Trapezoidal Rule Homework: Find Expression for wj

[sara_87]

Homework Statement

if i have an integral equation of the form:

$$\lambda x(t)-\int{K(t,s)x(s)ds}=y(t)$$

and i want to apply the nystrom method to find a numerical solution, then the quadrature rule gives:

$$\lambda x(t_i)-\sum^n_{j=1}{w_{j}K(t_i,t_j)x(t_j)}=y(t_i)$$

my question is:
What is (using the trapezoidal rule) the expression for w_j

Homework Equations

The Attempt at a Solution

i have no idea except that there's a 'h' somewhere (step length)
thank you

 

[Mark44]

At the risk of telling you something you might already know, here's what's going on in the trapezoid rule.
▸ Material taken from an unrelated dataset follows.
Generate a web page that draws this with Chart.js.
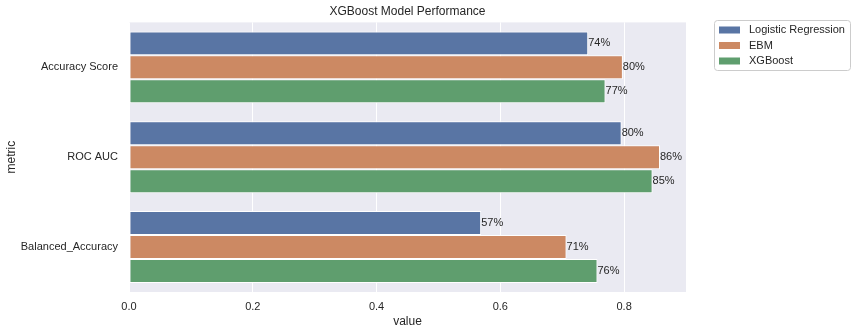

You have a function f(t) that you want to integrate, and you have divided your interval [a, b] into n subintervals of length h, using a partition {t₀, t₁, ... , t_i, t_{i + 1}, ..., t_n}.

The trapezoid rule approximates $$\int_{t_i}^{t_{i + 1}} f(t) dt$$ by a trapezoid whose area is $$\frac{f(t_i) + f(t_{i + 1}}{2}h$$.

When you add up all the trapezoidal regions, you get
$$\frac{f(t_0) + f(t_{1})}{2}h + \frac{f(t_1) + f(t_{2})}{2}h + \frac{f(t_2) + f(t_{3})}{2}h + ... + \frac{f(t_{n - 1}) + f(t_{n})}{2}h$$

This works out to (1/2)h*[f(t₀) + 2f(t₁) + 2f(t₂) + ... + 2f(t_{n - 1}) + f(t_n)], because all of the f(t_i) terms appear twice except for the first one and the last one.

So... my guess is that w_j in your integral is going to one of two different values, depending on the value of j; w_j = (h/2) for j = 0 and j = n, and w_j = h for 0 < j < n.